U.S. Secretary of State John Kerry says the Obama administration is reevaluating its role in the Middle East peace process, following moves by Israel and the Palestinians that have caused talks to collapse.

Kerry said Friday there is a limit to the amount of time and effort the U.S. can invest if both sides are unwilling to take "constructive steps" for peace. He said the U.S. effort cannot be "open-ended."

However, sources close to the talks said late Friday there will likely be another round of talks Sunday involving U.S., Israeli and Palestinian negotiators.

Kerry said both sides have made "regrettable" moves in recent days that have endangered the talks.

Those moves include Palestinian pursuit of further recognition by the United Nations and Israel's cancellation of a plan to release a fourth group of Palestinian prisoners.

Ongoing Israeli settlement building in the West Bank has also affected the negotiations.

Also Friday, dozens of Palestinians clashed with Israeli troops in the West Bank town of Beituniya, as they protested Israel's decision not to free Palestinian prisoners. Protesters threw stones at Israeli troops who responded with tear gas.

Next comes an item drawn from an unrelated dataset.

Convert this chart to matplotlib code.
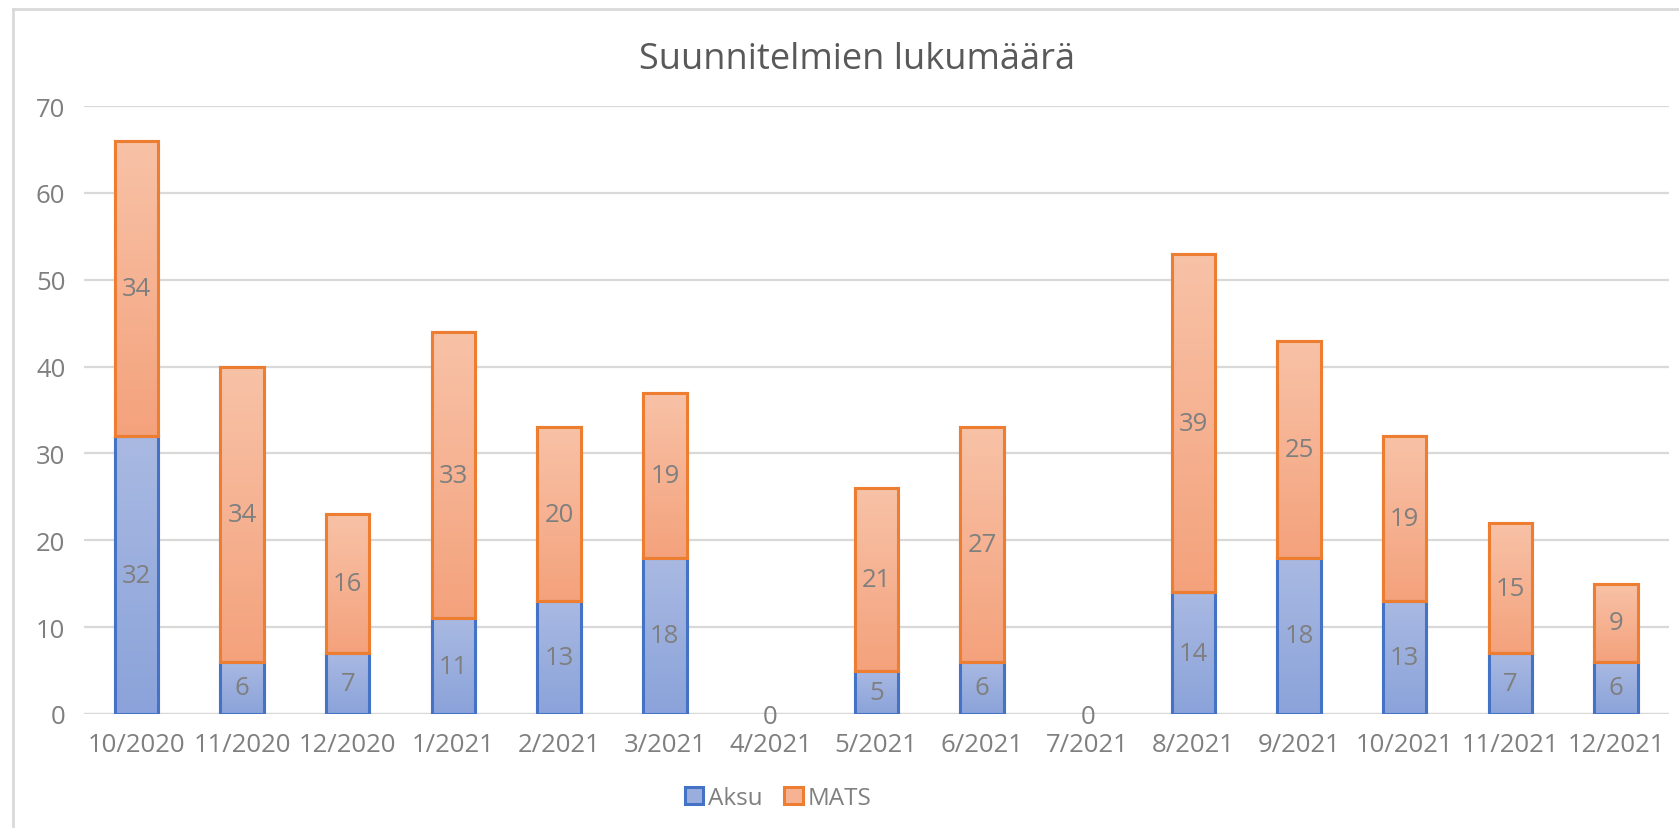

On Thursday, Israel cancelled the planned release of a fourth group of Palestinian prisoners in response to the Palestinian leadership's signing of more than a dozen international conventions.

Israeli Justice Minister Tzipi Livni said Palestinian actions violated the conditions for the release, which were contingent on the Palestinians refraining from making unilateral moves.

Secretary Kerry has spent the past few weeks trying to keep the negotiations going, as the initial nine-month period that Israel and the Palestinians agreed to last year nearing an end.